Mortality rate from ST-elevation myocardial infarction (STEMI) remains high in elderly patients and in patients who are not eligible for reperfusion therapy. Intravenous magnesium is a promising adjunctive treatment that may reduce reperfusion injury. Several earlier trials demonstrated a mortality rate reduction with magnesium treatment, but one large trial found no benefit. If magnesium proves beneficial, its use will provide a simple, cost-effective means to improve survival in this large patient population.

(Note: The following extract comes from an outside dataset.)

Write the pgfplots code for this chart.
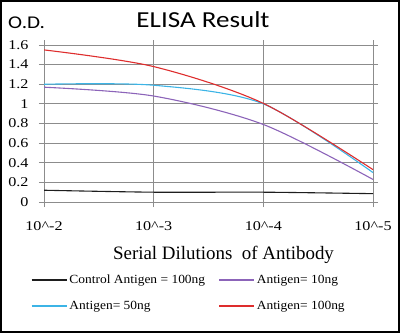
\documentclass[border=0pt]{standalone}
\usepackage{fontspec}
\usepackage{pgfplots}
\pgfplotsset{compat=1.18}
\setmainfont{Liberation Serif}
\newfontfamily\tickfont[FakeStretch=1.2]{Liberation Serif}
\newfontfamily\legfont[FakeStretch=1.08]{Liberation Serif}
\newfontfamily\calfont[FakeStretch=1.18]{Carlito}
\definecolor{cred}{RGB}{222,45,45}
\definecolor{ccyan}{RGB}{60,180,230}
\definecolor{cpurple}{RGB}{140,100,185}
\definecolor{cblack}{RGB}{30,30,30}
\definecolor{gridgray}{RGB}{140,140,140}
\begin{document}
\begin{tikzpicture}[x=1bp,y=1bp]
\useasboundingbox (0,0) rectangle (400,-333);
\begin{axis}[
  at={(44bp,-202bp)}, anchor=south west,
  scale only axis, width=329bp, height=157bp,
  xmin=0, xmax=3, ymin=0, ymax=1.6,
  xtick={0,1,2,3},
  xticklabels={10\textasciicircum-2,10\textasciicircum-3,10\textasciicircum-4,10\textasciicircum-5},
  ytick={0,0.2,0.4,0.6,0.8,1,1.2,1.4,1.6},
  yticklabels={0,0.2,0.4,0.6,0.8,1,1.2,1.4,1.6},
  grid=major,
  major grid style={color=gridgray, line width=1bp},
  axis line style={color=gridgray, line width=1bp},
  tick style={color=gridgray, line width=1bp},
  tick align=outside, major tick length=5bp,
  ticklabel style={font=\tickfont\fontsize{13.5}{13.5}\selectfont, text=black},
  yticklabel style={xshift=-7bp},
  xticklabel style={yshift=-11bp},
  legend columns=2,
  legend style={at={(axis description cs:-0.04,-0.45)}, anchor=north west,
    draw=none, fill=none, inner sep=0pt,
    font=\legfont\fontsize{12.5}{12.5}\selectfont,
    row sep=12bp},
  legend image code/.code={\draw[#1, line width=1.4bp] (0bp,0bp) -- (35bp,0bp);},
  legend cell align=left,
]
\addplot[cblack, smooth, line width=1.1bp] coordinates {(0,0.12) (1,0.10) (2,0.10) (3,0.085)};
\addlegendentry{\makebox[147bp][l]{Control Antigen = 100ng}}
\addplot[cpurple, smooth, line width=1.1bp] coordinates {(0,1.17) (1,1.08) (2,0.79) (3,0.23)};
\addlegendentry{Antigen= 10ng}
\addplot[ccyan, smooth, line width=1.1bp] coordinates {(0,1.20) (1,1.19) (2,1.00) (3,0.30)};
\addlegendentry{\makebox[147bp][l]{Antigen= 50ng}}
\addplot[cred, smooth, line width=1.1bp] coordinates {(0,1.55) (1,1.38) (2,1.005) (3,0.33)};
\addlegendentry{Antigen= 100ng}
\end{axis}
\node[anchor=base, font=\calfont\fontsize{23}{23}\selectfont] at (203,-27) {ELISA Result};
\node[anchor=base west, inner sep=0pt, font=\calfont\fontsize{18}{18}\selectfont] at (8,-28) {O.D.};
\node[anchor=base, font=\fontsize{19}{19}\selectfont] at (223.5,-259) {Serial Dilutions\ \ of Antibody};
\draw[line width=2bp, black] (1,-1) rectangle (399,-332);
\end{tikzpicture}
\end{document}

Magnesium in Coronaries (MAGIC) is a large, simple trial designed to maximize the potential treatment effect of magnesium. A total of 6,213 high-risk patients with ST-elevation myocardial infarction were randomly assigned to early treatment with intravenous magnesium sulfate or matching placebo. The primary end point was death at 30 days. Information on the need for treatment of shock and sustained ventricular arrhythmias were collected to investigate the mechanisms by which magnesium might exert a beneficial effect.
Early administration of magnesium in high-risk patients with STEMI had no effect on 30-day mortality. There was no indication for the routine administration of magnesium in patients with STEMI (LANCET 2002; 360: 1189-1196).